Dataset Title: Employee Sick Time
Dataset Source: From Table
Select Database: hr
Select Table: v_employee_leave_time

NOTE: You may need to edit the dataset and confirm that the fields are marked correctly (i.e. Dimensions, Measures).

Create Visuals

Select VISUALS
Select NEW DASHBOARD

Let’s use Revenue Downturn Investigation for the title of this visual.

In Dashboard Designer, select Visuals tab. We are going to create three (3) new visuals using data connection Default Impala VW.

Create visual for table Factory Revenue:

Title: Revenue Per Factory
Build Tab:

Graph Type: Bars
X Axis: factory_id, (ascending order)
Y Axis: total_revenue
Refresh Visual

Settings > Marks > Label measure values for bars: ON
Settings > Axes > Dynamically size graph to window size: ON

Create visual for table Factory Unit Production:

Title: Unit Production Per Factory
Build Tab:

Graph Type: Grouped Bars
X Axis: factory_id, machine_id
Y Axis: avg_units_produced
Colors: machine_id
Refresh Visual

Click Explore Options icon on the visual and select Settings.

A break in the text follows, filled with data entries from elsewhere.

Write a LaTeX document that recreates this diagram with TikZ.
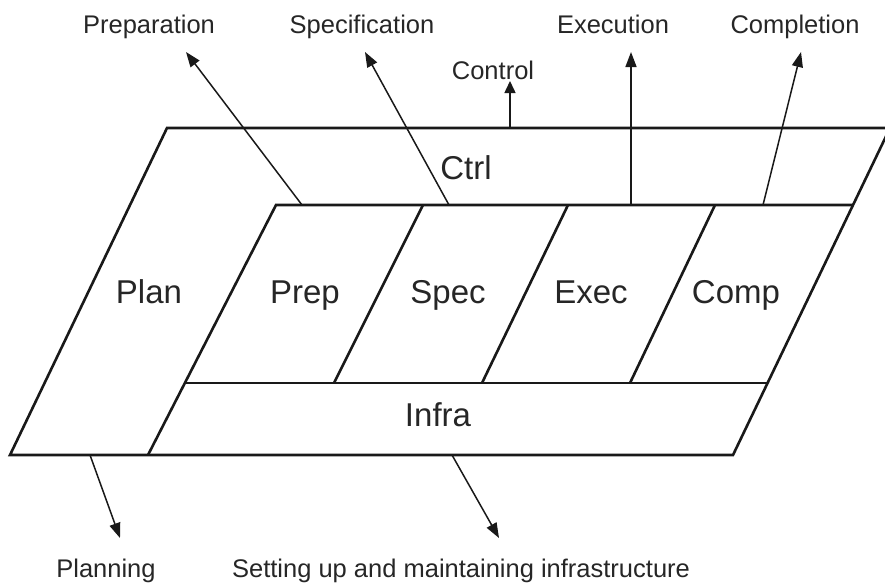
\documentclass[tikz,border=0pt]{standalone}
\usepackage{fontspec}
\setmainfont{Liberation Sans}
\usetikzlibrary{arrows.meta}
\begin{document}
\begin{tikzpicture}[x=1pt,y=-1pt,
  box/.style={line width=2.6pt, draw=black!90, line join=miter},
  lbl/.style={font=\fontsize{25.5}{28}\selectfont, text=black!85, inner sep=0pt, anchor=base},
  big/.style={font=\fontsize{33}{36}\selectfont, text=black!85, inner sep=0pt, anchor=base},
  conn/.style={line width=1.5pt, draw=black!90, -{Triangle[length=15pt,width=11pt]}},
  connsmall/.style={line width=1.5pt, draw=black!90, -{Triangle[length=12pt,width=11pt]}}]
\useasboundingbox (0,0) rectangle (885,584);
\begin{scope}
\clip (0,0) rectangle (885,584);
% outer parallelogram
\draw[box] (10,455) -- (167,128) -- (890,128) -- (733,455) -- cycle;
% inner top edge and plan boundary
\draw[box] (148,455) -- (276,205) -- (853,205);
% infra top edge
\draw[box] (185,383) -- (767,383);
% dividers
\draw[box] (423,205) -- (334,383);
\draw[box] (568,205) -- (482,383);
\draw[box] (715,205) -- (630,383);
\end{scope}

% region labels
\node[big] (ctrl) at (466,179) {Ctrl};
\node[big] (plan) at (149,303) {Plan};
\node[big] (prep) at (305,303) {Prep};
\node[big] (spec) at (448,303) {Spec};
\node[big] (exec) at (591,303) {Exec};
\node[big] (comp) at (736,303) {Comp};
\node[big] (infra) at (438,426) {Infra};

% outer labels
\node[lbl] (preparation) at (149,33) {Preparation};
\node[lbl] (specification) at (362,33) {Specification};
\node[lbl] (execution) at (613,33) {Execution};
\node[lbl] (completion) at (795,33) {Completion};
\node[lbl] (control) at (493,79) {Control};
\node[lbl] (planning) at (106,577) {Planning};
\node[lbl] (setting) at (461,577) {Setting up and maintaining infrastructure};

% connector coordinates
\coordinate (prepS) at (302,205);
\coordinate (prepT) at (186,52);
\coordinate (specS) at (449,205);
\coordinate (specT) at (365,52);
\coordinate (ctrlS) at (510,128);
\coordinate (ctrlT) at (510,81);
\coordinate (execS) at (631,205);
\coordinate (execT) at (631,52);
\coordinate (compS) at (763,205);
\coordinate (compT) at (801,52);
\coordinate (planS) at (90,455);
\coordinate (planT) at (120,538);
\coordinate (infraS) at (452,455);
\coordinate (infraT) at (499,538);

\draw[conn] (prepS) -- (prepT);
\draw[conn] (specS) -- (specT);
\draw[connsmall] (ctrlS) -- (ctrlT);
\draw[conn] (execS) -- (execT);
\draw[conn] (compS) -- (compT);
\draw[conn] (planS) -- (planT);
\draw[conn] (infraS) -- (infraT);
\end{tikzpicture}
\end{document}
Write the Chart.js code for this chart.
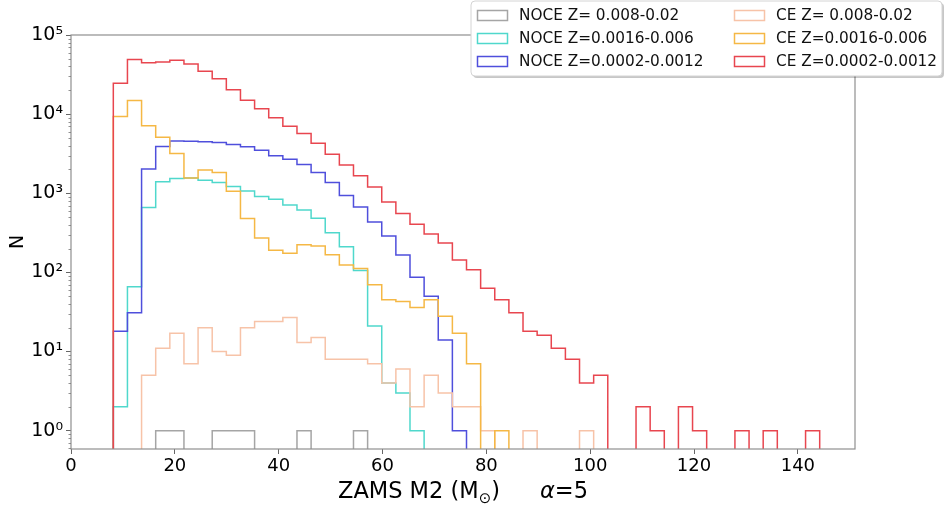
<!DOCTYPE html>
<html>
<head>
<meta charset="utf-8">
<script src="https://cdn.jsdelivr.net/npm/chart.js@4.4.0/dist/chart.umd.min.js"></script>
<style>
  html, body { margin: 0; padding: 0; background: #fff; }
  #wrap { width: 945px; height: 506px; }
</style>
</head>
<body>
<div id="wrap"><canvas id="hist" width="945" height="506"></canvas></div>
<script>
/* ===================================
   DATA
   =================================== */

// 50 equal-width bins shared by all six histograms
const BIN_START = 8.15;
const BIN_WIDTH = 2.721;
const N_BINS = 50;

// counts per bin (0 = empty bin)
const noceHighZ = [
  0, 0, 0, 1, 1, 0, 0, 1, 1, 1,
  0, 0, 0, 1, 0, 0, 0, 1, 0, 0,
  0, 0, 0, 0, 0, 0, 0, 0, 0, 0,
  0, 0, 0, 0, 0, 0, 0, 0, 0, 0,
  0, 0, 0, 0, 0, 0, 0, 0, 0, 0,
];
const noceMidZ = [
  2, 66, 660, 1400, 1535, 1560, 1460, 1365, 1215, 1070,
  908, 840, 711, 615, 483, 318, 211, 106, 21, 4,
  3, 1, 0, 0, 0, 0, 0, 0, 0, 0,
  0, 0, 0, 0, 0, 0, 0, 0, 0, 0,
  0, 0, 0, 0, 0, 0, 0, 0, 0, 0,
];
const noceLowZ = [
  18, 31, 2030, 3900, 4590, 4550, 4460, 4380, 4130, 3860,
  3500, 2970, 2690, 2310, 1830, 1365, 935, 671, 433, 288,
  166, 87, 50, 14, 1, 0, 0, 0, 0, 0,
  0, 0, 0, 0, 0, 0, 0, 0, 0, 0,
  0, 0, 0, 0, 0, 0, 0, 0, 0, 0,
];
const ceHighZ = [
  0, 0, 5, 11, 17, 7, 20, 10, 9, 20,
  24, 24, 27, 13, 15, 8, 8, 8, 7, 4,
  6, 2, 5, 3, 2, 2, 1, 0, 0, 1,
  0, 0, 0, 1, 0, 0, 0, 0, 0, 0,
  0, 0, 0, 0, 0, 0, 0, 0, 0, 0,
];
const ceMidZ = [
  9350, 14900, 7110, 5110, 3180, 1560, 1970, 1830, 1060, 478,
  272, 190, 174, 224, 215, 167, 124, 112, 70, 45,
  43, 36, 45, 28, 17, 7, 0, 1, 0, 0,
  0, 0, 0, 0, 0, 0, 0, 0, 0, 0,
  0, 0, 0, 0, 0, 0, 0, 0, 0, 0,
];
const ceLowZ = [
  24500, 49000, 44700, 45500, 47800, 43000, 34700, 28000, 20300, 15000,
  11700, 9000, 7050, 5700, 4300, 3120, 2280, 1660, 1200, 776,
  553, 405, 305, 235, 143, 108, 63, 45, 31, 18,
  16, 11, 8, 4, 5, 0, 0, 2, 1, 0,
  2, 1, 0, 0, 1, 0, 1, 0, 0, 1,
];

const seriesLabels = [
  "NOCE Z= 0.008-0.02", "NOCE Z=0.0016-0.006", "NOCE Z=0.0002-0.0012",
  "CE Z= 0.008-0.02", "CE Z=0.0016-0.006", "CE Z=0.0002-0.0012",
];
const seriesValues = [noceHighZ, noceMidZ, noceLowZ, ceHighZ, ceMidZ, ceLowZ];
const seriesColors = ["#a5a5a5", "#4fd8cc", "#4f4fdc", "#f7c3a8", "#f5b845", "#e8464f"];

const xTickValues = [0, 20, 40, 60, 80, 100, 120, 140];
const yTickValues = [1, 10, 100, 1000, 10000, 100000];
const yTickLabels = ["10⁰", "10¹", "10²", "10³", "10⁴", "10⁵"];

const X_MIN = 0, X_MAX = 151;
const Y_MIN = 0.586, Y_MAX = 100000;
const ZERO_FLOOR = 0.1; // empty bins drop below the axis, like a log step histogram

/* ===================================
   HELPERS
   =================================== */

const binEdges = Array.from({ length: N_BINS + 1 }, (_, i) => BIN_START + i * BIN_WIDTH);

// outline of a step histogram: one point per left bin edge, closed at both ends
function stepPoints(counts) {
  const pts = [{ x: binEdges[0], y: ZERO_FLOOR }];
  counts.forEach((c, i) => pts.push({ x: binEdges[i], y: c > 0 ? c : ZERO_FLOOR }));
  pts.push({ x: binEdges[N_BINS], y: ZERO_FLOOR });
  return pts;
}

const FONT = "'DejaVu Sans', sans-serif";
const SPINE = "#8f8f8f";

// frame, minor log ticks, axis titles and the two-column legend
const decorPlugin = {
  id: "decor",
  afterDatasetsDraw(chart) {
    const { ctx, chartArea: a, scales } = chart;
    ctx.save();

    // frame on all four sides
    ctx.strokeStyle = SPINE;
    ctx.lineWidth = 1.2;
    ctx.strokeRect(a.left, a.top, a.right - a.left, a.bottom - a.top);

    // minor ticks on the log axis
    ctx.strokeStyle = "#777";
    ctx.lineWidth = 0.8;
    for (let k = -1; k <= 4; k++) {
      for (let m = 2; m <= 9; m++) {
        const v = m * Math.pow(10, k);
        if (v < Y_MIN || v > Y_MAX) continue;
        const py = Math.round(scales.y.getPixelForValue(v)) + 0.5;
        ctx.beginPath();
        ctx.moveTo(a.left - 2.5, py);
        ctx.lineTo(a.left, py);
        ctx.stroke();
      }
    }

    // y title
    ctx.fillStyle = "#000";
    ctx.font = `19px ${FONT}`;
    ctx.textAlign = "center";
    ctx.textBaseline = "middle";
    ctx.save();
    ctx.translate(18, (a.top + a.bottom) / 2);
    ctx.rotate(-Math.PI / 2);
    ctx.fillText("N", 0, 0);
    ctx.restore();

    // x title: ZAMS M2 (M_sun)    alpha=5
    const parts = [
      { t: "ZAMS M2 (M", f: `22.5px ${FONT}`, dy: 0 },
      { t: "⊙", f: `15px ${FONT}`, dy: 5 },
      { t: ")", f: `22.5px ${FONT}`, dy: 0 },
      { t: "", f: `22.5px ${FONT}`, dy: 0, gap: 40 },
      { t: "α", f: `italic 22.5px ${FONT}`, dy: 0 },
      { t: "=5", f: `22.5px ${FONT}`, dy: 0 },
    ];
    ctx.textAlign = "left";
    ctx.textBaseline = "alphabetic";
    let total = 0;
    parts.forEach(p => { ctx.font = p.f; p.w = ctx.measureText(p.t).width + (p.gap || 0); total += p.w; });
    let tx = (a.left + a.right) / 2 - total / 2;
    parts.forEach(p => { ctx.font = p.f; ctx.fillText(p.t, tx, 498 + p.dy); tx += p.w; });

    // legend box
    const box = { x: 471, y: 1, w: 471, h: 75 };
    ctx.fillStyle = "rgba(0,0,0,0.22)";
    ctx.beginPath();
    ctx.roundRect(box.x + 2, box.y + 2, box.w, box.h, 4);
    ctx.fill();
    ctx.fillStyle = "#fff";
    ctx.beginPath();
    ctx.roundRect(box.x, box.y, box.w, box.h, 4);
    ctx.fill();
    ctx.strokeStyle = "#d4d4d4";
    ctx.lineWidth = 1;
    ctx.stroke();

    const rows = [15, 38, 61];
    const cols = [{ hx: 477, tx: 519 }, { hx: 734, tx: 776 }];
    ctx.font = `15.3px ${FONT}`;
    ctx.textBaseline = "middle";
    seriesLabels.forEach((label, i) => {
      const col = cols[Math.floor(i / 3)];
      const ry = rows[i % 3];
      ctx.strokeStyle = seriesColors[i];
      ctx.lineWidth = 1.5;
      ctx.strokeRect(col.hx + 0.5, ry - 5 + 0.5, 30, 10);
      ctx.fillStyle = "#111";
      ctx.fillText(label, col.tx, ry + 1);
    });

    ctx.restore();
  },
};

/* ===================================
   CHART
   =================================== */

// red on top, grey at the back: Chart.js draws dataset 0 last
const datasets = seriesLabels.map((label, i) => ({
  label,
  data: stepPoints(seriesValues[i]),
  borderColor: seriesColors[i],
  borderWidth: 1.5,
  stepped: true,
  fill: false,
  pointRadius: 0,
  tension: 0,
  clip: 0,
})).reverse();

new Chart(document.getElementById("hist").getContext("2d"), {
  type: "line",
  data: { datasets },
  options: {
    responsive: false,
    animation: false,
    events: [],
    layout: { padding: { top: 35, right: 90, left: 0, bottom: 0 } },
    plugins: {
      legend: { display: false },
      tooltip: { enabled: false },
    },
    scales: {
      x: {
        type: "linear",
        min: X_MIN,
        max: X_MAX,
        afterFit: (s) => { s.height = 57; },
        afterBuildTicks: (s) => { s.ticks = xTickValues.map(v => ({ value: v })); },
        ticks: {
          autoSkip: false,
          includeBounds: false,
          color: "#000",
          padding: 2,
          font: { family: "DejaVu Sans", size: 18 },
        },
        grid: { drawOnChartArea: false, tickLength: 5, tickColor: "#666", tickWidth: 1 },
        border: { display: false },
      },
      y: {
        type: "logarithmic",
        min: Y_MIN,
        max: Y_MAX,
        afterFit: (s) => { s.width = 71; },
        afterBuildTicks: (s) => { s.ticks = yTickValues.map(v => ({ value: v })); },
        ticks: {
          autoSkip: false,
          color: "#000",
          padding: 3,
          font: { family: "DejaVu Sans", size: 19 },
          callback: (v) => {
            const i = yTickValues.indexOf(v);
            return i >= 0 ? yTickLabels[i] : "";
          },
        },
        grid: { drawOnChartArea: false, tickLength: 5, tickColor: "#666", tickWidth: 1 },
        border: { display: false },
      },
    },
  },
  plugins: [decorPlugin],
});
</script>
</body>
</html>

Choose Skinny Bars, dynamic sizing.

Create visual for table Employee Sick Time:

Title: Employee Leave Time Distribution Per Factory
Build Tab:

Graph Type: Grouped Bars
X Axis: factory_id(ascending order) Leave_type (descending order)
Y Axis: avg_time
Refresh Visual

We are done creating our dashboard. To save it, click on Save.

It should look like the following:

Summary

Congratulations on completing the tutorial.

In this tutorial, you got to experiment with several services that Cloudera Data Platform (CDP) has to offer:

Cloudera Data Warehouse (Impala, Hue and Data Visualization)
Cloudera Data Engineering

As you have seen, it was easy to analyze datasets and create beautiful reports using Cloudera Data Visualization.

This tutorial covered a very small portion of what Cloudera Data Warehouse (CDW), Cloudera Data Engineering (CDE) and other Cloudera Data Platform (CDP) experiences can do. You are encouraged to continue exploring and broaden your knowledge.